Saturday, 11 March 2017

Testing our UP! Mini printer calibration

This afternoon we set the UP! Mini 3d printer up in its final home, in the bungalow workshop. While the workshop isn't exactly finished, having loads of computers, tools, electronics equipment and boxes of wires hanging around the house has been getting pretty tiresome of late.

So I set up the "big computer" in the bungalow and gave the 3d printer a quick go to check it still worked ok after being joggled around. Thankfully - and as Steve insists is common with UP! printers - it just worked!

great expanses of long empty shelves - won't stay empty for long!

After calibrating our laser cutter a few days ago (and finding it wasn't cutting exactly to size without a bit of tweaking) we figured it best to see how accurately the Up! Mini was printing.

Without messing about creating a 3d model and slicing it up, I just added a simple cube in the Up! Studio software and scaled it to as close to 14mm as I could get (it ended up around 14.02mm). 10 minutes later and a little white cube was ready.

Along one side and the height of cube appeared to be within a reasonable tolerance

Our printer has a resolution of 0.2mm so even at 14.14mm we're still pretty happy that the print is within our margin of error.

Measuring the height of the cube (across the banding) showed it to also be within reasonable margin of error.

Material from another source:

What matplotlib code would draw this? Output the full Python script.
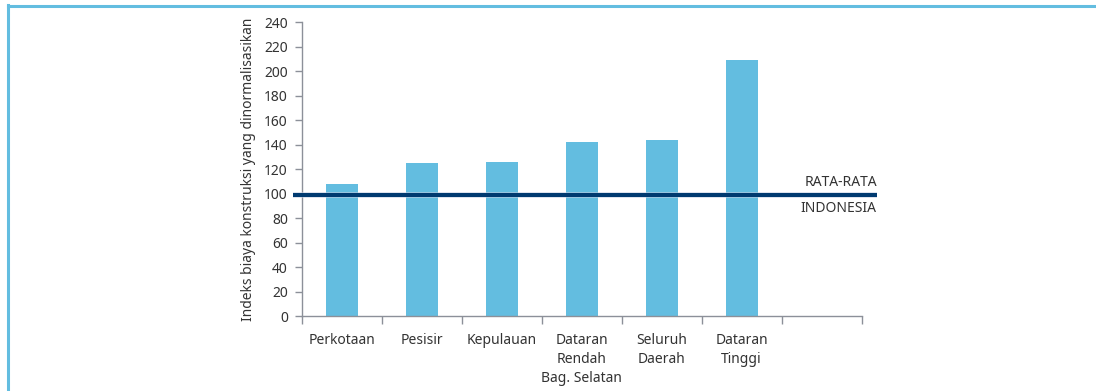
import matplotlib.pyplot as plt
import matplotlib.patheffects as pe
from matplotlib.lines import Line2D

plt.rcParams['font.family'] = ['Noto Sans', 'DejaVu Sans']

categories = ['Perkotaan', 'Pesisir', 'Kepulauan', 'Dataran\nRendah\nBag. Selatan',
              'Seluruh\nDaerah', 'Dataran\nTinggi', '']
values = [108, 125, 126, 142, 144, 209, None]
national_avg = 99
yticks = list(range(0, 241, 20))

bar_color = '#63bde0'
line_color = '#003a70'
axis_color = '#8c9099'
text_color = '#333333'

fig = plt.figure(figsize=(10.96, 3.91), dpi=100)
ax = fig.add_axes([0.2753, 0.1918, 0.5109, 0.7512])

xs = [i for i, v in enumerate(values) if v is not None]
hs = [v for v in values if v is not None]
ax.bar(xs, hs, width=0.4, color=bar_color, zorder=2)

# national average line, running a bit past both ends of the axis
ax.plot([-0.61, 6.69], [national_avg, national_avg], color=line_color, lw=2.9,
        clip_on=False, zorder=3, solid_capstyle='butt',
        path_effects=[pe.Stroke(linewidth=4.2, foreground='#c9d0e3', alpha=0.6), pe.Normal()])
ax.text(6.69, national_avg + 10, 'RATA-RATA', ha='right', va='center',
        fontsize=10, color=text_color)
ax.text(6.69, national_avg - 11, 'INDONESIA', ha='right', va='center',
        fontsize=10, color=text_color)

ax.set_xlim(-0.5, 6.5)
ax.set_ylim(0, 240)
ax.set_yticks(yticks)
ax.set_xticks(range(len(categories)))
ax.set_xticklabels(categories, linespacing=1.4)
ax.set_xticks([i - 0.5 for i in range(len(categories) + 1)], minor=True)
ax.tick_params(axis='x', which='major', length=0, pad=12, labelsize=10, labelcolor=text_color)
ax.tick_params(axis='x', which='minor', length=6, color=axis_color, width=1)
ax.tick_params(axis='y', length=5, color=axis_color, width=1, pad=5,
               labelsize=10, labelcolor=text_color)
for lbl in ax.get_xticklabels():
    lbl.set_verticalalignment('top')

for side in ['top', 'right']:
    ax.spines[side].set_visible(False)
for side in ['left', 'bottom']:
    ax.spines[side].set_color(axis_color)
    ax.spines[side].set_linewidth(1)

ax.set_ylabel('Indeks biaya konstruksi yang dinormalisasikan', fontsize=10,
              color=text_color, labelpad=6)

# frame lines along the top and left edge of the figure
fig.add_artist(Line2D([8 / 1096, 8 / 1096], [0, 1 - 5 / 391], color=bar_color, lw=2.2,
                      transform=fig.transFigure))
fig.add_artist(Line2D([8 / 1096, 1], [1 - 6 / 391, 1 - 6 / 391], color=bar_color, lw=2.2,
                      transform=fig.transFigure))

fig.savefig('out.png', dpi=100)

At first this reading caused a little concern, as it's less than the 14mm required. But it's also within 0.17mm of the required distance - less than the height of a single layer. So it's pretty good. After all, the variation between designed and measured values were 0.17mm, 0.06mm and 0.12mm

If we'd had that degree of accuracy from our initial laser cut testing, we'd have been more than happy! So until we print something that's completely way out of whack, it look like the UP! Mini 3d printer is producing decent prints - almost straight out of the box.